As a program team, we’re always looking for ways to create the biggest impact possible with the grant dollars we have available. We know we can’t fund everything and that our dollars will only go so far. So seven years ago, we tested the theory of requiring a 1 to 1 match – that is, if we were to give a $10,000 grant to an organization, they would need to raise an additional $10,000 as the match for one of our grant programs. We discovered that matching programs can really work. We also learned that how we structure the matching program matters.
And so when we took this approach and applied it to our current initiative, the Ah-Ha Project; Creative Solutions to Real Problems, we used what we learned through our pilot program to build in an ongoing evaluation channel.
Here’s what we’ve learned about requiring matching from grantees:
1. Love. Donors love for their dollars to be leveraged. As a donor, you want to know that your dollars are making a difference. When a donor provides matching dollars they know that without their donation, the organization would not receive the grant. We love knowing we are working together with donors to support things we care about!
2. Adaptability. Matching programs build diverse funding streams potentially leading to a wider pool of resources for the organization to explore once our funding is gone. It encourages organizations to adapt and leverage their development efforts as they grow revenue streams to build sustainability.

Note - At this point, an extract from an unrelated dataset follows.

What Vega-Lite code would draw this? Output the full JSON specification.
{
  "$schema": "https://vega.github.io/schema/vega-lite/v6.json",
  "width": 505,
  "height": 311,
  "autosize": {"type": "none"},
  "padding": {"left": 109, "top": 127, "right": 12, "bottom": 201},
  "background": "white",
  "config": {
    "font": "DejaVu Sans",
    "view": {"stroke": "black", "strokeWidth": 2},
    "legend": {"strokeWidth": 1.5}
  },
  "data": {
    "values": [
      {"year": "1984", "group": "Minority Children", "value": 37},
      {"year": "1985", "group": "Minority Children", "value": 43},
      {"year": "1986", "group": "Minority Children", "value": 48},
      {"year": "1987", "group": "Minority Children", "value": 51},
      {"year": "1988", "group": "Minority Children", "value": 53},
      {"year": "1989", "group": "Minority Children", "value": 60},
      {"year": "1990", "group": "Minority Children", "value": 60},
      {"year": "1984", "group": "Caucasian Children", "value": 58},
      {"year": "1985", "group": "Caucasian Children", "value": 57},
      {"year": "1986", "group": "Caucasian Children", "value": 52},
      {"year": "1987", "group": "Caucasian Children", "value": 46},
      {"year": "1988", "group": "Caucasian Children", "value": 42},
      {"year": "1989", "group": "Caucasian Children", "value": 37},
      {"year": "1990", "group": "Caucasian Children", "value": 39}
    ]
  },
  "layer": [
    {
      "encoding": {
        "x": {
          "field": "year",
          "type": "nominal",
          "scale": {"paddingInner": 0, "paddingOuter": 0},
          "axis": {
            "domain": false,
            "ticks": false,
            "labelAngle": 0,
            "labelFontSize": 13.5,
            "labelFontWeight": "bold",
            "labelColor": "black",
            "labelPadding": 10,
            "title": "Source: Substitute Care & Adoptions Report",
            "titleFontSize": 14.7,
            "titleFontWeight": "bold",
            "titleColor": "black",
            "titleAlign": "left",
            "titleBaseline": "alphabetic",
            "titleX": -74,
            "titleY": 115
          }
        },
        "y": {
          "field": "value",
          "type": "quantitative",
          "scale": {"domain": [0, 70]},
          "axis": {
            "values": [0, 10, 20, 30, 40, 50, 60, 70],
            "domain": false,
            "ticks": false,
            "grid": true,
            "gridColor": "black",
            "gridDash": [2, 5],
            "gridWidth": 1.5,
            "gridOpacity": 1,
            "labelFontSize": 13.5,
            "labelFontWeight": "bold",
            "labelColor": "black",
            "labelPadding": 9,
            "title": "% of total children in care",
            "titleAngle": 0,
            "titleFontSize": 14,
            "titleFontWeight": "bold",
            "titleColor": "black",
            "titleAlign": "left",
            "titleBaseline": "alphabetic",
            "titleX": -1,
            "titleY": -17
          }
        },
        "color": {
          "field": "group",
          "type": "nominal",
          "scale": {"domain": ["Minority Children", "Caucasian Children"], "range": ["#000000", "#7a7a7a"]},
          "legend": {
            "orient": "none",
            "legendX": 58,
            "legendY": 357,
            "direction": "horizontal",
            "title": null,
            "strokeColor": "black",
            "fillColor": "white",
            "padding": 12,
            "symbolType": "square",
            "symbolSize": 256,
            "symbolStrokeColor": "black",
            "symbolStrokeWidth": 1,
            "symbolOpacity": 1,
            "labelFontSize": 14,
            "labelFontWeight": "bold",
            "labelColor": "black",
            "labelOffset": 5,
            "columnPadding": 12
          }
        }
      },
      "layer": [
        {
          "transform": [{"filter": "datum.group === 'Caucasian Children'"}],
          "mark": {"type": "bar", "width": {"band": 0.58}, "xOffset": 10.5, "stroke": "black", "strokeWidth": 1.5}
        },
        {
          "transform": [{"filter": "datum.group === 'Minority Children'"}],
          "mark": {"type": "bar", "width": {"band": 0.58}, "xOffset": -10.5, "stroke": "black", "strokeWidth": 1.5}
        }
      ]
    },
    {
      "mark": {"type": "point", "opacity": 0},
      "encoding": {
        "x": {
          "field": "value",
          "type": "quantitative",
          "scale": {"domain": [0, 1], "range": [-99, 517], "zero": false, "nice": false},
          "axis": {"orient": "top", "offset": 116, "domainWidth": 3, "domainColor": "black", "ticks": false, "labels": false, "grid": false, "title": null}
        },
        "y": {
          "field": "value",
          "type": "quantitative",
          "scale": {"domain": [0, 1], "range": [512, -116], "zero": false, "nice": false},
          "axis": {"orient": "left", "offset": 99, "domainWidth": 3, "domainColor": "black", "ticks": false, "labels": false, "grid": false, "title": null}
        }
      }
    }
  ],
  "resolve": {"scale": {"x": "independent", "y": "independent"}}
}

3. Trust. We need to build trusted partnerships with our grantees in order for the match to work. This means that we can pay our grant dollars up front before the match is received or verified. This way, project implementation isn’t held hostage by our match verification process, which often occurs late in the grant period. And this trust has paid off! We have never had a grantee partner who has not met their match.
4. Flexibility. The match program needs to be flexible in terms of where dollars come from. We ask that the match is not made up of in-kind dollars. Internal dollars can be shifted from an existing program or revenue stream to be used as the match. Sometimes organizations are shifting their internal focus and this creates space for them to align their dollars with their shift in program focus. We also provide extensions of up to one year if necessary.
5. Keep it simple. A complicated match verification process takes time away from project implementation. We generally ask for a letter from the chief financial officer or board chair verifying the match and documenting the date received, funding source, and dollar amount.
Over the past five years, we’ve invested over $3 million dollars through the Ah-Ha Project asking for a 1 to 1 match on many of these grant programs. However these dollars have leveraged much greater then a 1 to 1 match, with over $50 million in additional dollars being raised. Now that’s impact!
How are you leveraging your grant dollars to make an impact?